Sunday, June 9, 2019

Unable to Please Everyone, Theresa May Gives Up

Originally published on May 24, 2019 on America Out Loud,
https://americaoutloud.com/unable-to-please-everyone-theresa-may-gives-up/


“Is this like Brexit?” That was the question every Briton asked me and my American companions on November 8, 2016 as we sat at a bar in in London watching the television coverage of President Donald Trump’s win. We were loud, boisterous and irreverent⏤bantering about when Hilary Clinton would come out of hiding and concede. The reserved Londoners looked at us with their stiff upper lips, probably murmuring about what unruly savages we colonials were. They were in shock about this fissure in the timeline; although, not nearly as shocked as the country already beginning to descend into a cultural fragmentation grenade I would come home to a few days later.

I wasn’t sure how to answer their question that day. The United Kingdom had a few months before passed their own titanic change of direction approving Brexit, the vote to leave the European Union. They were still trying to understand what it meant and who to implement the divorce they had voted for.

To many, the European Union was more than just a socialist cooperative economic model beginning to show the stresses of many years of the richer nations supporting the poorer ones. The EU was for them the culmination of a dream of a better that began on the 8th of May 1945, Victory in Europe Day. The people of Western Europe had endured the Cold War paying the price of post-war mobilization of NATO.

In the 1970’s⏤the beginnings of a shift from swords to plowshares in the form of the European Economic Community brought an inkling of a better future to people who finally began to feel that the ghost of the Reich would not return again. And then the European Union expanded that dream to see a world beyond the end of the Cold War.

To abandon such a thing, to possibly return to the individual nation state dangers of pre-NATO Europe, to abandon the safe space of co-dependency was a not an easy thing to wrap their heads around. Being from the other side of the pond and dealing with my own rumblings about what was about to transpire in the New World, I didn’t feel like over focusing on it.
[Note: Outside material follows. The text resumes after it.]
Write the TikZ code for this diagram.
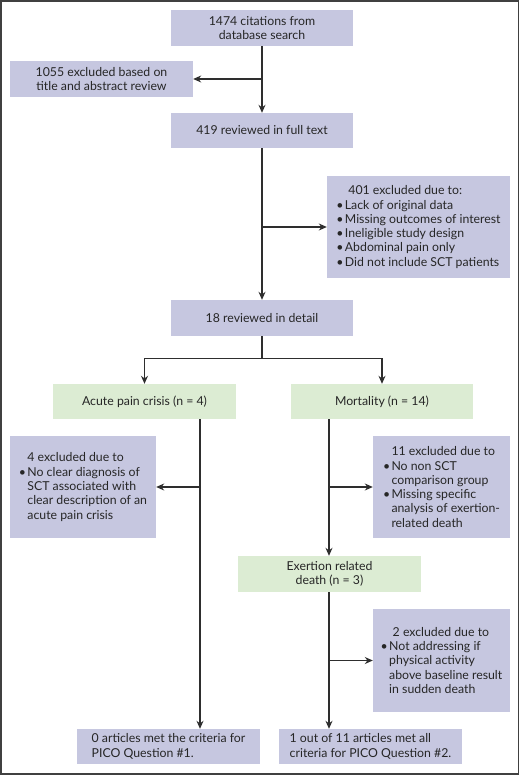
\documentclass[tikz,border=0pt]{standalone}
\usepackage{fontspec}
\setmainfont{Lato}
\usetikzlibrary{arrows.meta}
\definecolor{boxblue}{HTML}{C6C7E0}
\definecolor{boxgreen}{HTML}{DCECD3}
\definecolor{linec}{HTML}{2E2E2E}
\tikzset{
  base/.style={rectangle, inner sep=0pt, font=\fontsize{12.3}{14.3}\selectfont, text=black!85},
  pbox/.style={base, fill=boxblue, align=center},
  gbox/.style={base, fill=boxgreen, align=center},
  arr/.style={draw=linec, line width=1.1pt, -{Stealth[length=8pt,width=7pt]}},
  ln/.style={draw=linec, line width=1.1pt},
}
\newcommand{\bul}{\makebox[8.5pt][l]{\textbullet}}
\newcommand{\cont}{\hspace*{8.5pt}}
\begin{document}
\begin{tikzpicture}[x=1pt,y=-1pt]
\useasboundingbox (0,0) rectangle (520,775);
\fill[white] (0,0) rectangle (520,775);
\draw[draw=black!75, line width=1.6pt] (0.8,0.8) rectangle (518.6,774);

\node[pbox, minimum width=182, minimum height=36] (b1) at (262,28) {1474 citations from\\database search};
\node[pbox, minimum width=183, minimum height=36] (b2) at (101.5,79) {1055 excluded based on\\title and abstract review};
\node[pbox, minimum width=182, minimum height=35] (b3) at (262,130.5) {419 reviewed in full text};
\node[pbox, minimum width=183, minimum height=102, align=left] (b4) at (418.5,227) {%
  \hspace*{12pt}401 excluded due to:\\
  \bul Lack of original data\\
  \bul Missing outcomes of interest\\
  \bul Ineligible study design\\
  \bul Abdominal pain only\\
  \bul Did not include SCT patients};
\node[pbox, minimum width=182, minimum height=36] (b5) at (262,318) {18 reviewed in detail};

\node[gbox, minimum width=183, minimum height=35] (acute) at (144.5,401.5) {Acute pain crisis (n = 4)};
\node[gbox, minimum width=182, minimum height=35] (mort) at (382,401.5) {Mortality (n = 14)};

\node[pbox, minimum width=146, minimum height=102, align=left] (ex1) at (83,487) {%
  \cont 4 excluded due to\\
  \bul No clear diagnosis of\\
  \cont SCT associated with\\
  \cont clear description of an\\
  \cont acute pain crisis};
\node[pbox, minimum width=137, minimum height=102, align=left] (ex2) at (441.5,487) {%
  \cont 11 excluded due to\\
  \bul No non SCT\\
  \cont comparison group\\
  \bul Missing specific\\
  \cont analysis of exertion-\\
  \cont related death};

\node[gbox, minimum width=183, minimum height=36] (exer) at (329.5,574) {Exertion related\\death (n = 3)};

\node[pbox, minimum width=137, minimum height=103, align=left] (ex3) at (441.5,660.5) {%
  \hspace*{12pt}2 excluded due to\\
  \bul Not addressing if\\
  \cont physical activity\\
  \cont above baseline result\\
  \cont in sudden death};

\node[pbox, minimum width=183, minimum height=35, align=left] (out1) at (168.5,746.5) {%
  0 articles met the criteria for\\PICO Question \#1.};
\node[pbox, minimum width=183, minimum height=35, align=left] (out2) at (370.5,746.5) {%
  1 out of 11 articles met all\\criteria for PICO Question \#2.};

\coordinate (lx) at (200,0);
\coordinate (mx) at (329,0);

\draw[arr] (b1) -- (b3);
\draw[arr] (b1.south |- b2.east) -- (b2.east);
\draw[arr] (b3) -- (b5);
\draw[arr] (b3.south |- b4.west) -- (b4.west);
\draw[ln] (b5.south) -- ++(0,22) coordinate (split);
\draw[arr] (split) -| (acute.north);
\draw[arr] (split) -| (mort.north);
\draw[arr] (acute.south -| lx) -- (out1.north -| lx);
\draw[arr] (ex1.east -| lx) -- (ex1.east);
\draw[arr] (mort.south -| mx) -- (exer.north -| mx);
\draw[arr] (ex2.west -| mx) -- (ex2.west);
\draw[arr] (exer.south -| mx) -- (out2.north -| mx);
\draw[arr] (ex3.west -| mx) -- (ex3.west);
\end{tikzpicture}
\end{document}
So my answer then was, “I don’t know. But we’re going to find out.”

In the two and a half years hence, we’ve witness the leadership of the two premier English speaking nations of the world take very different approaches to carrying out their election mandates of 2016.

Where the US’ President Donald Trump accepted the reality that social fissures laid bare by his election and used them to navigate a treacherous maze of opportunities and pitfalls to carry out his mandate, the United Kingdom’s Prime Minister Theresa May sought to find a solution through painfully inclusive social justice paths seeking to smooth over the social fissures that where also emerging in her country.

May tried three times to package the Brexit mandate as a universal compromise. She failed each time. Few doubt that she meant the best for her country. But equality of outcome for conflicted constituencies within her nation in a nation-state economic divorce was never realistic. Theresa May was trying to hang on the communal dream of EU co-dependency while working on a mandate meant to turn the English Channel back into a defensive moat. It was never going to work.

Prime Minister May’s mistake was strategic. By not allowing hard Brexit divisive forces to have sway alongside soft Brexit preservationist forces that would result in an imperfect, but functional, solution, she instead led her country into an infeasible dead end. She now pays the price for that mistake.

Her successor will most likely not make the same mistake. The odds are the United Kingdom’s next Prime Minister will be more like America’s Donald Trump who is using both division and inclusion as part of his toolkit to lead.

My own opinion is that this is good fo the U.K. May didn’t have the heart to make the tough choices of establishing the self-interests of her country versus the EU in clearer terms. She tried to be nice and succeeded only in creating a self-imposed gridlock condition.

I hope the next Prime Minister does not make the same error. Victory goes to the bold. The U.K. needs to be bold. The reality is that other European Union nations are looking across the moat hoping to see a model of the future they can follow; because the true future of a healthier European Union is one where real equity and merit within it, not imaginary social justice, drives prosperity and stability. Lest the minuet fissures that have been the reality of European conflict since the Hundred Years’ War continue to spread like a the cancer. A cancer that Brexit was meant to cut out.

So how would I answer the comparative question “Is this like Brexit?”

I would say no because of how we tackled the task. The reason is not because the United States didn’t have just as strong a mandate to “Make America Great Again” as the mandate of Brexit. We did. The words are American, but the intent is the same.

It’s because we’ve been bold about pursuing our mandate. We’ve ruffled feathers standing up for ourselves not because we are hegemonistic, that we want to conquer and rule. No, it’s because we seek fairness in the world. It’s a tough love form of coexistence.

That’s the lesson in national interest here for Americans as we ponder our own future. Our dangers are the dead ends of trying to create “designer outcome” compromises; the kind that Theresa May could not achieve.